-- Start of STORED DATA --

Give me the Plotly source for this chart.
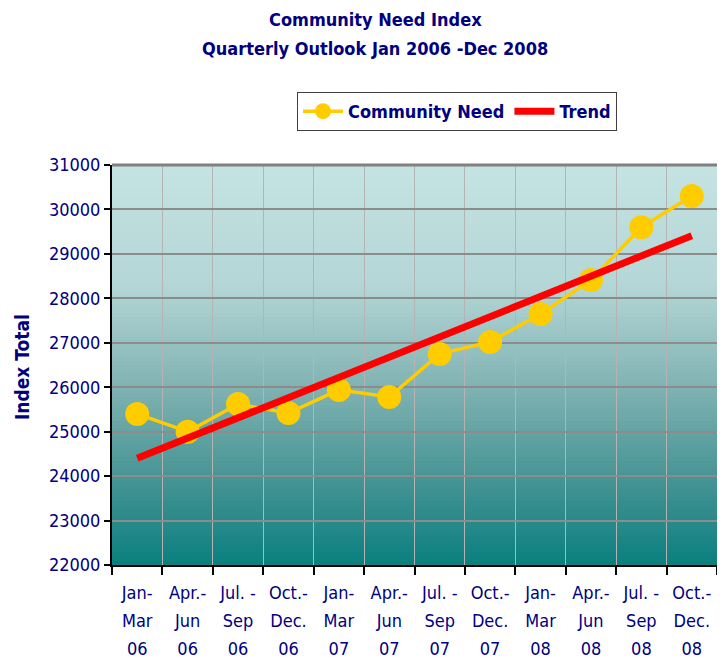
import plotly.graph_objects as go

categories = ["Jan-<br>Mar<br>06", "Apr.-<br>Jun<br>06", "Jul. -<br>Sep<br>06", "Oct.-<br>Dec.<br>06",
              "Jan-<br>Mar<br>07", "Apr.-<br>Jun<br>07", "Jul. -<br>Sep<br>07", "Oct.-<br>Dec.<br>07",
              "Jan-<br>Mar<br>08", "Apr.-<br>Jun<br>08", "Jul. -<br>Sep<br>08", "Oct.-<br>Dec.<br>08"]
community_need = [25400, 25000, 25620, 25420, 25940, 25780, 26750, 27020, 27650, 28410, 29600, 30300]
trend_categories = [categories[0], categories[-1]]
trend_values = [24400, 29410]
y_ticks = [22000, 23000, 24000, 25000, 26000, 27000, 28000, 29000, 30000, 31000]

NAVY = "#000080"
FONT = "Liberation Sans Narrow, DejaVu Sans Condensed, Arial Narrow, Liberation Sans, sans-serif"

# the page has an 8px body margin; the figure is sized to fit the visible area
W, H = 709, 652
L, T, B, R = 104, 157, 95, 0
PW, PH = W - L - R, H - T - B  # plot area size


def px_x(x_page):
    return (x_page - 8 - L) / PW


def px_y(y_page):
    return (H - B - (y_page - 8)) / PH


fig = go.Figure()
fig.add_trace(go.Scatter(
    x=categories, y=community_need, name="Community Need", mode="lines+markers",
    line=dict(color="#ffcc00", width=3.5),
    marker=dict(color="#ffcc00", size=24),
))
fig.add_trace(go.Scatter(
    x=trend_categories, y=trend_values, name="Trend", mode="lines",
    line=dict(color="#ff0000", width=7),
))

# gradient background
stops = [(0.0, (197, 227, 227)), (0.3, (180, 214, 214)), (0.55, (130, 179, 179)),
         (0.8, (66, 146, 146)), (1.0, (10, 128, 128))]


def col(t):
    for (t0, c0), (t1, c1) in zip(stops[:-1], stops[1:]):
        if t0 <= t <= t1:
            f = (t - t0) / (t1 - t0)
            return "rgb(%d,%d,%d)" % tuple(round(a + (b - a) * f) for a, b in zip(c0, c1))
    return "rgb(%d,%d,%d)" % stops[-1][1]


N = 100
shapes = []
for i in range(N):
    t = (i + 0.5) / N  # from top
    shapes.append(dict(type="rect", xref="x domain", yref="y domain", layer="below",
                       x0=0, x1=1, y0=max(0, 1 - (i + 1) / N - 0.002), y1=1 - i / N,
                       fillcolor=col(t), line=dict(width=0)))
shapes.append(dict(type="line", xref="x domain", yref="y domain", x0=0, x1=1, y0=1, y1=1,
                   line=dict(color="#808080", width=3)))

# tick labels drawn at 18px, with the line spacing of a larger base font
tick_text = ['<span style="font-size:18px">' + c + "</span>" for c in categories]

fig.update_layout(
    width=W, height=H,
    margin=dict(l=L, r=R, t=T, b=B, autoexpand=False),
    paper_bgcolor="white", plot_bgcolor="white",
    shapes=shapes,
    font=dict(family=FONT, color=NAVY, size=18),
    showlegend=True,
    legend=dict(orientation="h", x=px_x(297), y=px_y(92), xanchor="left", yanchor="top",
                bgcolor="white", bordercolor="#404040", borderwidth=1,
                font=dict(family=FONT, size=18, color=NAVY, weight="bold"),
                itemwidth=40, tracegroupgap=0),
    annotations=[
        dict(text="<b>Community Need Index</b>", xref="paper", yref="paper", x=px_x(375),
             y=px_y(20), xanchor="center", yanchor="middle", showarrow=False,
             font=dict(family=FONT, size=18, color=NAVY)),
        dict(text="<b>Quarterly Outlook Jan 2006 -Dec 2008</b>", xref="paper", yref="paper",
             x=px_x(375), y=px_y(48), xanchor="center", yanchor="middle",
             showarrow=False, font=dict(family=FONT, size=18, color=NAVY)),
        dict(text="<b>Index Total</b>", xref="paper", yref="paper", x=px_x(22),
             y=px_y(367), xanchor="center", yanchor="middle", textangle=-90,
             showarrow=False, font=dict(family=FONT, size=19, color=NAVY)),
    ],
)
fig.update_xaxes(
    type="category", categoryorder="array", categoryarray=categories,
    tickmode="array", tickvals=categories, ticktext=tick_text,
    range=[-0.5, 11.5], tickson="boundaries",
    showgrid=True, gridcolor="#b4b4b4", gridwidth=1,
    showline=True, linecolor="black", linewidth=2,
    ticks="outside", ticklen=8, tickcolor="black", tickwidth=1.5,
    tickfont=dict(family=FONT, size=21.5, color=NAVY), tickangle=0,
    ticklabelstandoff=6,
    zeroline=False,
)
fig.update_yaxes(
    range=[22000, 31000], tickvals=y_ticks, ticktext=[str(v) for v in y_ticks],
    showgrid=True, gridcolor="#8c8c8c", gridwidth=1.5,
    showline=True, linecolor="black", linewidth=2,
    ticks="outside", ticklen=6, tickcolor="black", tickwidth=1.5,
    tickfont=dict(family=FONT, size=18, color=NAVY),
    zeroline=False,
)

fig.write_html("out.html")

-- End of STORED DATA --

WHAT YOU SHOULD DO: The lines from the top of the data above through the one holding "Sans Narrow, DejaVu" are to be repeated exactly, and only those, with no pictures.

EXPECTED ANSWER:
Give me the Plotly source for this chart.
import plotly.graph_objects as go

categories = ["Jan-<br>Mar<br>06", "Apr.-<br>Jun<br>06", "Jul. -<br>Sep<br>06", "Oct.-<br>Dec.<br>06",
              "Jan-<br>Mar<br>07", "Apr.-<br>Jun<br>07", "Jul. -<br>Sep<br>07", "Oct.-<br>Dec.<br>07",
              "Jan-<br>Mar<br>08", "Apr.-<br>Jun<br>08", "Jul. -<br>Sep<br>08", "Oct.-<br>Dec.<br>08"]
community_need = [25400, 25000, 25620, 25420, 25940, 25780, 26750, 27020, 27650, 28410, 29600, 30300]
trend_categories = [categories[0], categories[-1]]
trend_values = [24400, 29410]
y_ticks = [22000, 23000, 24000, 25000, 26000, 27000, 28000, 29000, 30000, 31000]

NAVY = "#000080"
FONT = "Liberation Sans Narrow, DejaVu Sans Condensed, Arial Narrow, Liberation Sans, sans-serif"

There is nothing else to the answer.